“Don’t just use your appeal or renewal stream,” Titus said. “Try adding your [lapsed donor] names to prospecting to reduce costs.”
She also recommended using telemarketing and e-mail: “Collect e-mail addresses on all of your reinstatement pieces. Try an e-mail stream, mirror your activist-conversion stream.”
Technique, finally, relies on determining the best way to elicit a response.
Titus said fundraisers need to figure out things like what prospect package lapsed donors came in on and what types of efforts their organization has a history of success using, for example: “Invoice them,” she said. “Make it look like a bill, and personalize it with their gift history.”

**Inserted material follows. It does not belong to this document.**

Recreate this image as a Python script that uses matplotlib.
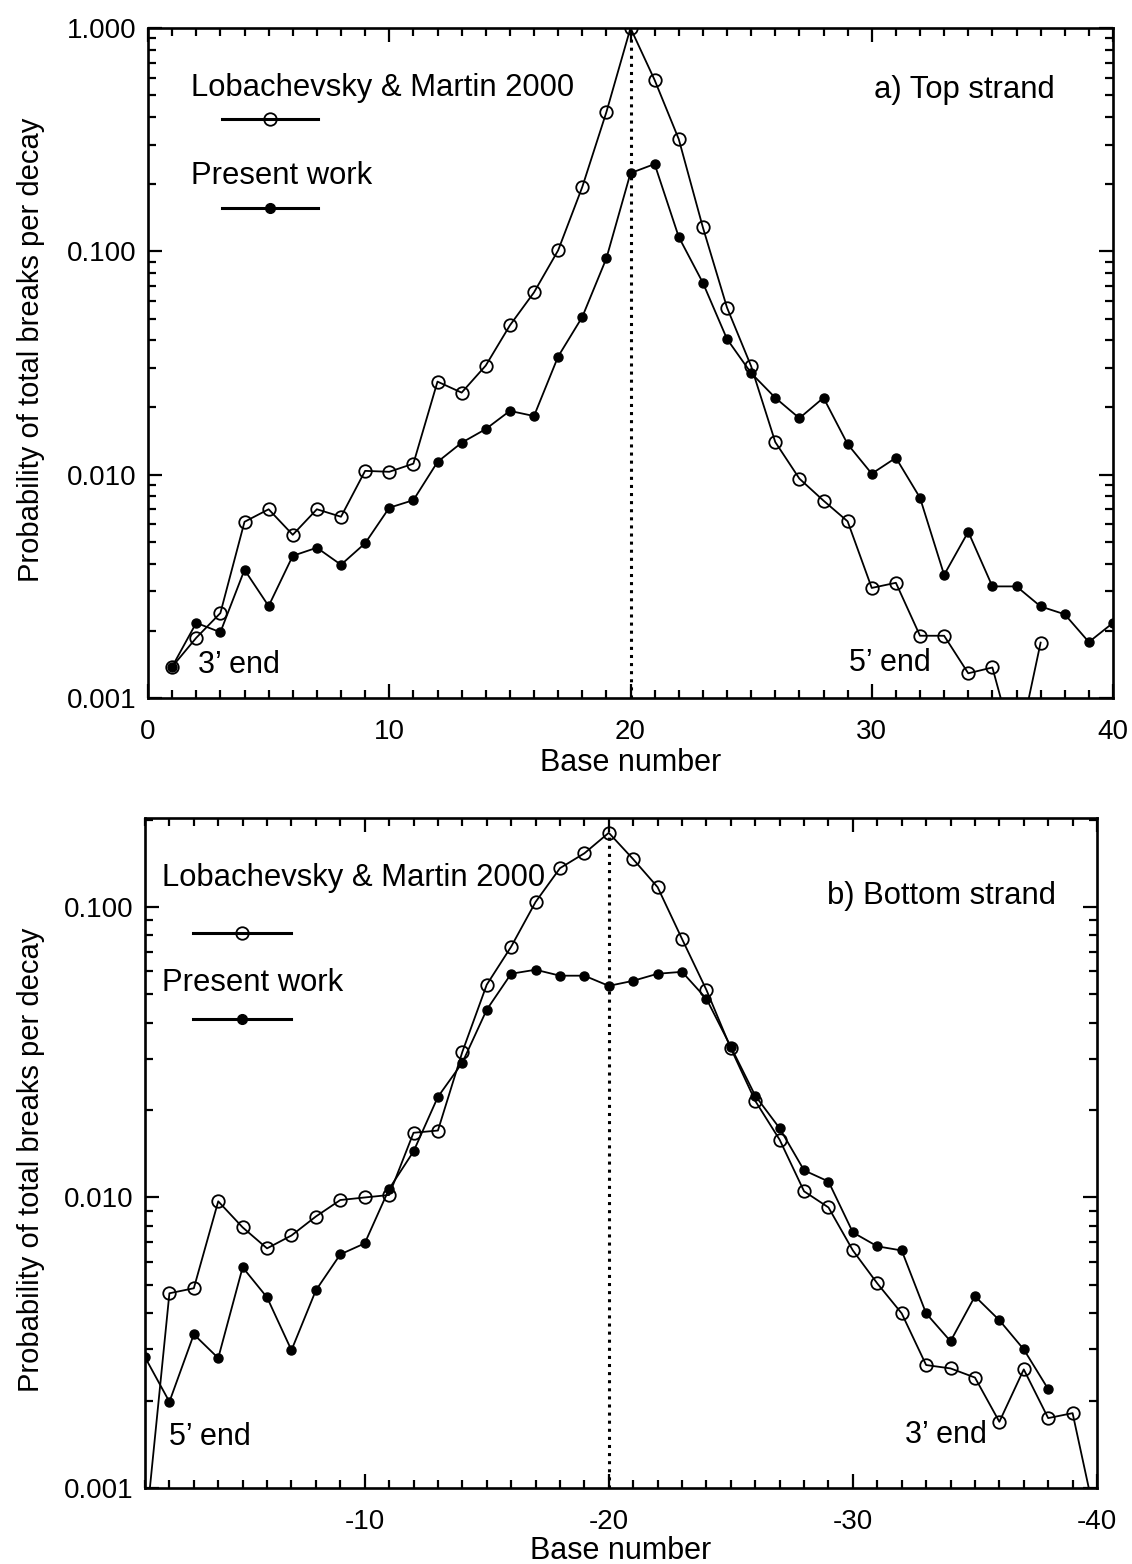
import matplotlib
matplotlib.use('Agg')
import matplotlib.pyplot as plt
import matplotlib.ticker as ticker
import matplotlib.lines as mlines
import numpy as np

plt.rcParams['font.family'] = ['Liberation Sans', 'DejaVu Sans']
plt.rcParams['axes.unicode_minus'] = False

# a) Top strand, base numbers 1..40
top_bases = np.arange(1, 41)
top_lob = [0.00138, 0.00186, 0.0024, 0.00615, 0.0070, 0.00538, 0.0070, 0.00648,
           0.0104, 0.0103, 0.0112, 0.0261, 0.0233, 0.0308, 0.0466, 0.0655,
           0.101, 0.194, 0.42, 1.0, 0.585, 0.318, 0.128, 0.056, 0.0306,
           0.0140, 0.0096, 0.00765, 0.00618, 0.00311, 0.00328, 0.0019, 0.0019,
           0.00129, 0.00137, 0.00055, 0.00177]
top_present = [0.00138, 0.00217, 0.00197, 0.00375, 0.00258, 0.00433, 0.00471,
               0.00395, 0.00493, 0.00711, 0.00769, 0.0114, 0.0139, 0.0160,
               0.0193, 0.0183, 0.0338, 0.0508, 0.093, 0.224, 0.246, 0.116,
               0.0723, 0.0405, 0.0285, 0.0221, 0.0179, 0.0221, 0.0137, 0.0101,
               0.0119, 0.00788, 0.00356, 0.00555, 0.00316, 0.00316, 0.00257,
               0.00237, 0.00178, 0.00217]

# b) Bottom strand, base numbers -1..-40
bottom_bases = -np.arange(1, 41)
bot_lob = [0.00068, 0.00468, 0.00487, 0.0097, 0.00789, 0.00668, 0.0074, 0.0086,
           0.0098, 0.0100, 0.0102, 0.0167, 0.0170, 0.0317, 0.054, 0.073,
           0.104, 0.136, 0.153, 0.18, 0.146, 0.117, 0.0776, 0.0518, 0.0326,
           0.0215, 0.0158, 0.0105, 0.00924, 0.00657, 0.00506, 0.00399, 0.00265,
           0.00258, 0.0024, 0.00169, 0.00256, 0.00174, 0.00181, 0.00074]
bot_present = [0.00282, 0.00198, 0.00338, 0.0028, 0.00575, 0.00453, 0.00298,
               0.00479, 0.00637, 0.00695, 0.0107, 0.0144, 0.0222, 0.0291,
               0.0443, 0.0589, 0.0608, 0.058, 0.058, 0.0535, 0.0557, 0.0589,
               0.0598, 0.0483, 0.0330, 0.0224, 0.0173, 0.0124, 0.01135, 0.00758,
               0.00679, 0.00657, 0.00399, 0.0032, 0.00457, 0.00378, 0.0030,
               0.00219]

fig = plt.figure(figsize=(11.32, 15.64), dpi=100)
ax_top = fig.add_axes([148 / 1132, 1 - 698 / 1564, 965 / 1132, 670 / 1564])
ax_bot = fig.add_axes([145 / 1132, 1 - 1488 / 1564, 952 / 1132, 670 / 1564])

open_style = dict(color='black', lw=1.3, marker='o', markersize=9,
                  markerfacecolor='none', markeredgewidth=1.3)
filled_style = dict(color='black', lw=1.3, marker='o', markersize=6.5)


def style_axes(ax, ylim, yticks):
    ax.set_yscale('log')
    ax.set_ylim(*ylim)
    ax.yaxis.set_major_locator(ticker.FixedLocator(yticks))
    ax.yaxis.set_major_formatter(ticker.FuncFormatter(lambda v, pos: '{:.3f}'.format(v)))
    ax.yaxis.set_minor_locator(ticker.LogLocator(base=10, subs=np.arange(2, 10)))
    ax.yaxis.set_minor_formatter(ticker.NullFormatter())
    ax.xaxis.set_major_locator(ticker.MultipleLocator(10))
    ax.xaxis.set_minor_locator(ticker.MultipleLocator(1))
    ax.tick_params(which='both', direction='in', top=True, right=True, width=1.6)
    ax.tick_params(which='major', length=10, labelsize=20)
    ax.tick_params(axis='x', which='major', pad=15)
    ax.tick_params(axis='y', which='major', pad=8)
    ax.tick_params(which='minor', length=5.5)
    for sp in ax.spines.values():
        sp.set_linewidth(1.9)
    ax.set_xlabel('Base number', fontsize=22)
    ax.set_ylabel('Probability of total breaks per decay', fontsize=21)


def legend_block(ax, tx, ty1, ty2, lx0, lx1, ly1, ly2):
    ax.text(tx, ty1, 'Lobachevsky & Martin 2000', transform=ax.transAxes,
            fontsize=22.3, va='center', ha='left')
    ax.text(tx, ty2, 'Present work', transform=ax.transAxes,
            fontsize=22.3, va='center', ha='left')
    ax.add_line(mlines.Line2D([lx0, lx1], [ly1, ly1], transform=ax.transAxes,
                              color='black', lw=2.2))
    ax.add_line(mlines.Line2D([(lx0 + lx1) / 2], [ly1], transform=ax.transAxes,
                              color='black', marker='o', markersize=9,
                              markerfacecolor='none', markeredgewidth=1.3))
    ax.add_line(mlines.Line2D([lx0, lx1], [ly2, ly2], transform=ax.transAxes,
                              color='black', lw=2.2))
    ax.add_line(mlines.Line2D([(lx0 + lx1) / 2], [ly2], transform=ax.transAxes,
                              color='black', marker='o', markersize=7))


# Top panel
ax_top.plot(top_bases[:len(top_lob)], top_lob, **open_style)
ax_top.plot(top_bases, top_present, **filled_style)
ax_top.vlines(20, 0.001, max(top_lob), colors='black', linestyles=':', lw=2.2)
ax_top.set_xlim(0, 40)
style_axes(ax_top, (0.001, 1.0), [0.001, 0.01, 0.1, 1.0])
ax_top.xaxis.set_label_coords(0.5, -0.074)
ax_top.yaxis.set_label_coords(-0.107, 0.52)
legend_block(ax_top, 0.045, 0.910, 0.779, 0.0767, 0.176, 0.864, 0.731)
ax_top.text(0.940, 0.907, 'a) Top strand', transform=ax_top.transAxes,
            fontsize=22.3, ha='right', va='center')
ax_top.text(0.052, 0.049, '3\u2019 end', transform=ax_top.transAxes,
            fontsize=22, ha='left', va='center')
ax_top.text(0.726, 0.052, '5\u2019 end', transform=ax_top.transAxes,
            fontsize=22, ha='left', va='center')

# Bottom panel
ax_bot.plot(bottom_bases, bot_lob, **open_style)
ax_bot.plot(bottom_bases[:len(bot_present)], bot_present, **filled_style)
ax_bot.vlines(-20, 0.001, max(bot_lob), colors='black', linestyles=':', lw=2.2)
ax_bot.set_xlim(-1, -40)
style_axes(ax_bot, (0.001, 0.2024), [0.001, 0.01, 0.1])
ax_bot.xaxis.set_label_coords(0.5, -0.071)
ax_bot.yaxis.set_label_coords(-0.105, 0.49)
legend_block(ax_bot, 0.018, 0.910, 0.754, 0.0504, 0.153, 0.828, 0.700)
ax_bot.text(0.957, 0.884, 'b) Bottom strand', transform=ax_bot.transAxes,
            fontsize=22.3, ha='right', va='center')
ax_bot.text(0.025, 0.076, '5\u2019 end', transform=ax_bot.transAxes,
            fontsize=22, ha='left', va='center')
ax_bot.text(0.798, 0.079, '3\u2019 end', transform=ax_bot.transAxes,
            fontsize=22, ha='left', va='center')

fig.savefig('out.png', dpi=100)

When all is said and done, Titus said, fundraisers must ask themselves, “Can you ever really walk away (from these donors)?”
Instead of giving up, “go deeper.”
“Remember, a reinstated donor traditionally has a higher lifetime value than a newly acquired donor,” she said.
But it’s not just about getting donors to come back. Graham Hunter, session co-presenter and senior vice president of Greenwich, Conn.-based agency May Development Services, a division of Direct Media, said it’s about getting the most value from them. To that end, he suggested, fundraisers needs to define exactly what constitutes a lapsed donor, lay out an objective for each appeal, and compare lapsed-donor strategy to acquisition, traditional segmentation and modeling.
“There is a difference in who you talk to as a lapsed donor and who you treat as a lapsed [donor] through your segmentation,” Hunter said, suggesting organizations use their data to pinpoint where the biggest drop in response occurs and measure it in six-month increments.
In defining the objective for an appeal, he said, the major question is whether the goal is net income or reaching deeper into your lapsed files. He also advised nonprofits to use RFM (recency, frequency, monetary value) aggressively.